TAX PAYERS NOW TO ASSESS-SELVES
Taxpayers got cheery news from the Federal Inland Revenue Service yesterday as they are now free to self-assess themselves. Though their submissions will be matched against available data from other sources, the self-assessment regime is the new focus of the new tax agency, signalling a de-emphasis of the old tax regime.
This came yesterday as the Service announced that by the end of October 2011, the FIRS has exceeded the 2011 revenue target set by the Federal Government; and by the end of the year, the revenue agency is optimistic of also exceeding its own revenue target of N4.378.31 trillion.
The agency's Coordinating Director, Tax Operations Group (TOG), Mr Samuel S. Ogungbesan, at the Regional Enlarged Management Meeting (REMM) in Lagos yesterday said the revenue body pulled in the total tax revenue of N3, 726.47 trillion between January and October 2011.
The Federal Government gave FIRS a revenue target of N3, 639.07.
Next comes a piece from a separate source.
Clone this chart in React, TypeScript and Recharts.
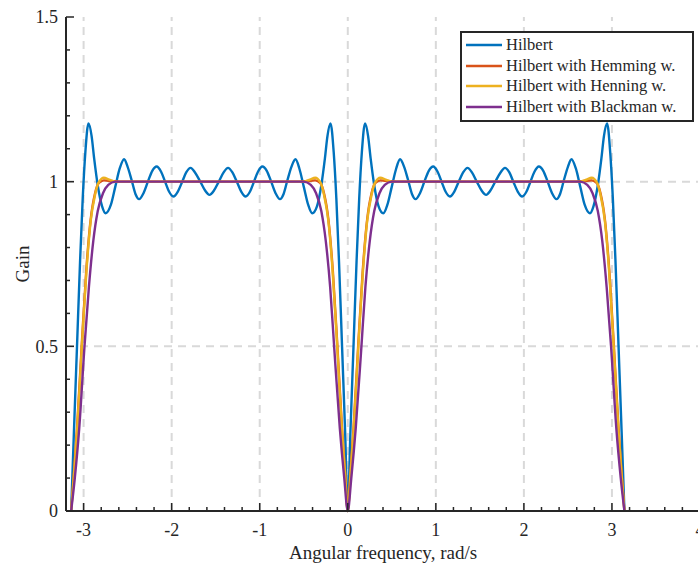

The Executive Chairman of the Service, Ifueko Omoigui Okauru, at the opening of the meeting attributed the progressive performance of the Service to the all-round institutional and tax reforms going on in the organisation.
Omoigui Okauru, whose speech was read by her Special Adviser, Alhaji Abdullahi Attah, charged the FIRS Management to work harder to entrench, the self-assessment system of tax administration in the country.
Under the Self-Assessment regime, tax payers are allowed to file tax returns based on their own assessment of themselves.
According to the FIRS Chairman, modern tax administration does not rely solely on the level of tax collection for the determination of efficiency or effectiveness but also engaging other criteria like self-assessment filers and public perception of the tax agency in relation to its programmes and activities.
Tagged 'Enhancing Revenue Tax Collection Through Effective Implementation of Full Self-Assessment Regime' FIRS top hierarchy are brainstorming on how to get tax administration better in Nigeria through implementing the global principles of self-assessment.
According to the FIRS Chairman, 'The concept of Self-Assessment tax regime was first introduced in Nigeria in 1998 but has not been implemented in the form and manner that is in accordance with the best practices as applicable in other tax jurisdictions. In order to ensure proper and full implementation of self-assessment, a project team was set up to drive the reform in this area so as to ensure focus and standardisation and implementation across FIRS offices.